Important. It is highly recommended that you check the validity of the insurance certificate given to you by accessing the register of insurance certificates on www.hbcf.nsw.gov.au.

7. When can you start the work and how long will it take?
If you want the work done by a specific date, make sure the time frame provided in the contract:

  • is realistic
  • takes into account possible delays through bad weather or the late supply of materials
  • has a start date and completion date.
  • Make sure you and the contractor are clear on what they consider 'complete'.

8. What sort of contract will be used?
If the cost of labour and materials is more than $5,000, the law requires a written contract to be used.

Contracts are not only legal requirements, they will protect you if anything goes wrong.

9. How much will it cost?
Make sure:

  • the contractor includes the total cost of the work in the contract
  • estimated costs are clearly stated in the contract and are realistic
  • you understand how and why costs may change and how the total cost can be affected (eg. some builders will specify the site cost in the contract as a 'provisionary cost item'. This means that this cost may change depending on what the builder's actual costs are in preparing the site. If the site is difficult to build on, or the builders hit solid rock, it will cost you more).

10. When are progress payments to be made?
Most building contracts have a fixed price and should provide for payments to be made for work done, not time on the job. Progress payments should be equal to the dollar value of work completed.

If you've borrowed to build or renovate, your bank or mortgage provider may want to inspect the work before each payment is made. You may want to have an architect or building consultant inspect the work at each stage to ensure it is being done properly and to contract specifications and drawings.
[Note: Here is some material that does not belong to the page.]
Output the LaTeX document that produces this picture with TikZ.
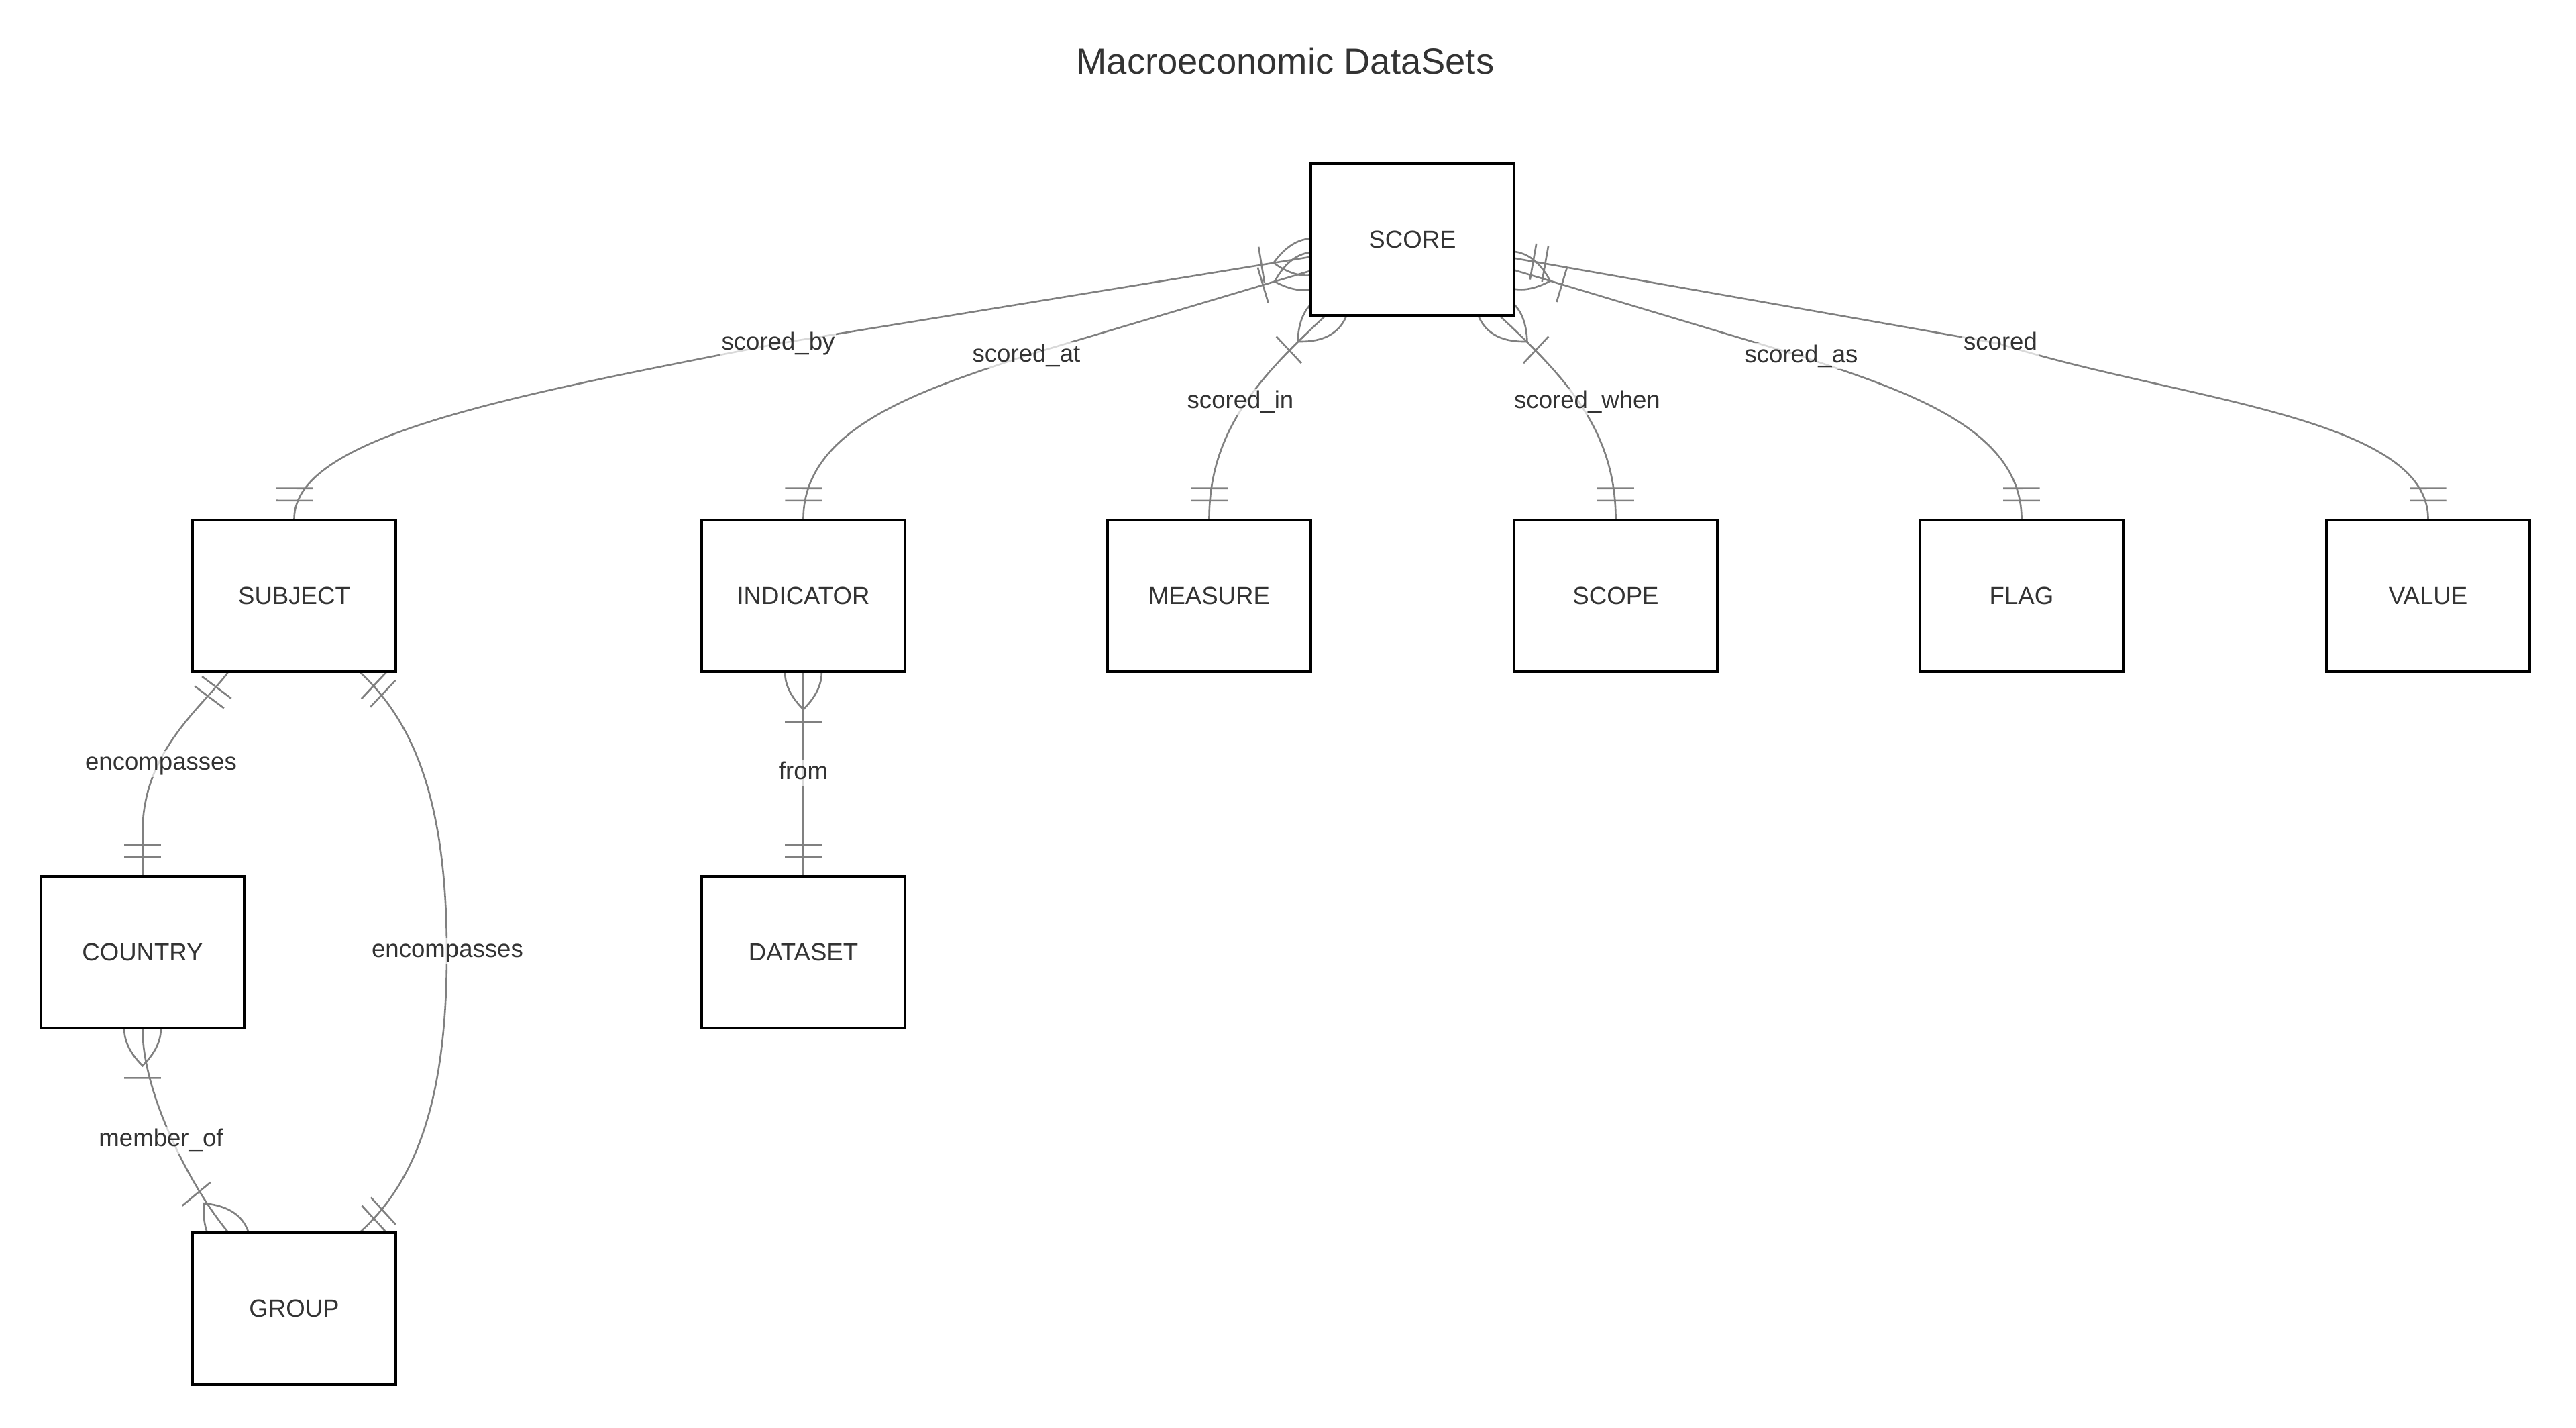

11. What happens if the work is defective?
This question will help you get a sense of how the builder is likely to deal with any complaints you may have about the work. You should know in advance what your options are if a dispute arises.

12. Who cleans the site?
Get this clear from the start so when work is completed, you are not left with a big mess, or a dangerous building site. Make sure an agreement about cleaning the site regularly is included in the contract.